• **Exercise prompt**
Retype, please, the listing from its opening line through the line that contains "CartesianGrid, ReferenceLine, ReferenceArea", both included, without the pictures.

Charts and diagrams as code:

+-------+

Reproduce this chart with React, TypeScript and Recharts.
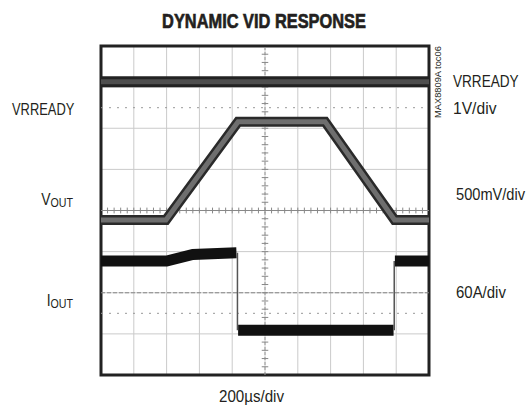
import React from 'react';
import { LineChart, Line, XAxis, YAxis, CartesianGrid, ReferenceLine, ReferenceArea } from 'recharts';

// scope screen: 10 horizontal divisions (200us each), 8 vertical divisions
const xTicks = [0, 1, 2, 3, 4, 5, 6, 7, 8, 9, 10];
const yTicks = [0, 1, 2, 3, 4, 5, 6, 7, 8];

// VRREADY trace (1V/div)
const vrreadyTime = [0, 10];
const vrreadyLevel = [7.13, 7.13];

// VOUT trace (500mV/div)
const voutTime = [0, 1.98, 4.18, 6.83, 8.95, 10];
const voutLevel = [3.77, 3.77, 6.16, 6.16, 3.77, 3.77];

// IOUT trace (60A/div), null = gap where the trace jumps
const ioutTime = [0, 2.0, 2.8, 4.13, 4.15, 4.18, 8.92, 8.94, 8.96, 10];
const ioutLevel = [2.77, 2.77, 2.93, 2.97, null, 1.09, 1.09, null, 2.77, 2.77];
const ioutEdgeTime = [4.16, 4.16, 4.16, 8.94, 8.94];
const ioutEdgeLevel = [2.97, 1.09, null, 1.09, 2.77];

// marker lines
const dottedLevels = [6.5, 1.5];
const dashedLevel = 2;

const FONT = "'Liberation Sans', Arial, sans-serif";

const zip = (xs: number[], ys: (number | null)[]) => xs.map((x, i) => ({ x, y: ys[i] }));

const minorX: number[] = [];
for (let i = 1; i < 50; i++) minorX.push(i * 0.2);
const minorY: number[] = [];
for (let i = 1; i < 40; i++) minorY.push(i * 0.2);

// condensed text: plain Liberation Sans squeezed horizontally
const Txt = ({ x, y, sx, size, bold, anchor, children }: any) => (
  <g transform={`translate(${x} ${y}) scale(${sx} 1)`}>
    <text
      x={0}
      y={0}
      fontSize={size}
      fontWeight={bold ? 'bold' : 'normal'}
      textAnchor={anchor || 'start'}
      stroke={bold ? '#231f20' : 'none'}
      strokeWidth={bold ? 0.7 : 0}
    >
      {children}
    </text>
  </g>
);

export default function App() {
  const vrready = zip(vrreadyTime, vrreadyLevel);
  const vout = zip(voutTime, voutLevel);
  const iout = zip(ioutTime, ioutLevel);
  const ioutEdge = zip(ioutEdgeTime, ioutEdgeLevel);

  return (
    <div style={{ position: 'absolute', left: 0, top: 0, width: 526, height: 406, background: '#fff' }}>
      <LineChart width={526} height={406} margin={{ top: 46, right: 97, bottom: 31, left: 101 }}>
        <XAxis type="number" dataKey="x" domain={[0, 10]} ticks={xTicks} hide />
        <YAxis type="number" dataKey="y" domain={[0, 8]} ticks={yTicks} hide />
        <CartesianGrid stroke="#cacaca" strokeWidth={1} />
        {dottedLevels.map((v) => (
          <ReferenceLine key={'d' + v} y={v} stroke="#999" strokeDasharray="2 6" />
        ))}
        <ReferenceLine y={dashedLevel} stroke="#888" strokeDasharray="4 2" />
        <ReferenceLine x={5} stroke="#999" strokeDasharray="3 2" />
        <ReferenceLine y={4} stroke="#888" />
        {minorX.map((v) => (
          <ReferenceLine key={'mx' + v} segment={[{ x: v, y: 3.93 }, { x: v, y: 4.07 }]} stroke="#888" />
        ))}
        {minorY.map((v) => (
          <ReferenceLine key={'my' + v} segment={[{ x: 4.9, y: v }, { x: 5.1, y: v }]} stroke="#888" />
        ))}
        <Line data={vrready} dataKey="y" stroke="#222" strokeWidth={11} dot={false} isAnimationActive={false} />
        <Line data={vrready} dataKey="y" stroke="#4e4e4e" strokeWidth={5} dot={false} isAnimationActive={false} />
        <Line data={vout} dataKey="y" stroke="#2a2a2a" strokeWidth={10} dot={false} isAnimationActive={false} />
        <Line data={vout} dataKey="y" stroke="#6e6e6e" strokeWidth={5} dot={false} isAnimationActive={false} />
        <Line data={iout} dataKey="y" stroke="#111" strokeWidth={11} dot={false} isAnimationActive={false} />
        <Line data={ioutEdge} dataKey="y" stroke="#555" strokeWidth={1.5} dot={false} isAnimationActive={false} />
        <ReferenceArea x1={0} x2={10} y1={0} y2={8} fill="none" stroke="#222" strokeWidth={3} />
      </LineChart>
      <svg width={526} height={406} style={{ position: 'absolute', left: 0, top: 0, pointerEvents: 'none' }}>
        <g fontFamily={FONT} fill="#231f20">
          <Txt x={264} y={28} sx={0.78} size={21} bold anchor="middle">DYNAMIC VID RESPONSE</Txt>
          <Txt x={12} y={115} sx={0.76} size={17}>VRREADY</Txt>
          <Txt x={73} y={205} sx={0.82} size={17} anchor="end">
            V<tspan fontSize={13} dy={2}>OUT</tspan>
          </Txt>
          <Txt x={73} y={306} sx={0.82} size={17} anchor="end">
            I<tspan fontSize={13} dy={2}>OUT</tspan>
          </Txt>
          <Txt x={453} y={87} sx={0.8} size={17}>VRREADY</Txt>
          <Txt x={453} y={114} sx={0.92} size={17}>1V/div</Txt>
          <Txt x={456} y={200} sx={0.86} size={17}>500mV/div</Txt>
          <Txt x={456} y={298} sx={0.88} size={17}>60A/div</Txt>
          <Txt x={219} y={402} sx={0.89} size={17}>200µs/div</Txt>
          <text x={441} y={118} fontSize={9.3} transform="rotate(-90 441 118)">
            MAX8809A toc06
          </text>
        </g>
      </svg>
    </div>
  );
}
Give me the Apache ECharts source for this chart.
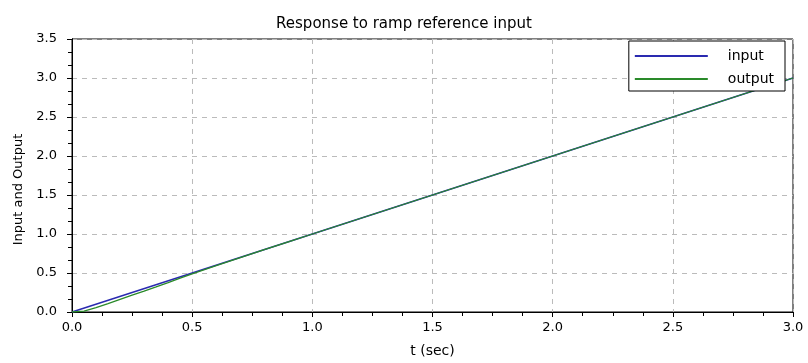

+-------+

• **Result of the task**
Reproduce this chart with React, TypeScript and Recharts.
import React from 'react';
import { LineChart, Line, XAxis, YAxis, CartesianGrid, ReferenceLine, ReferenceArea } from 'recharts';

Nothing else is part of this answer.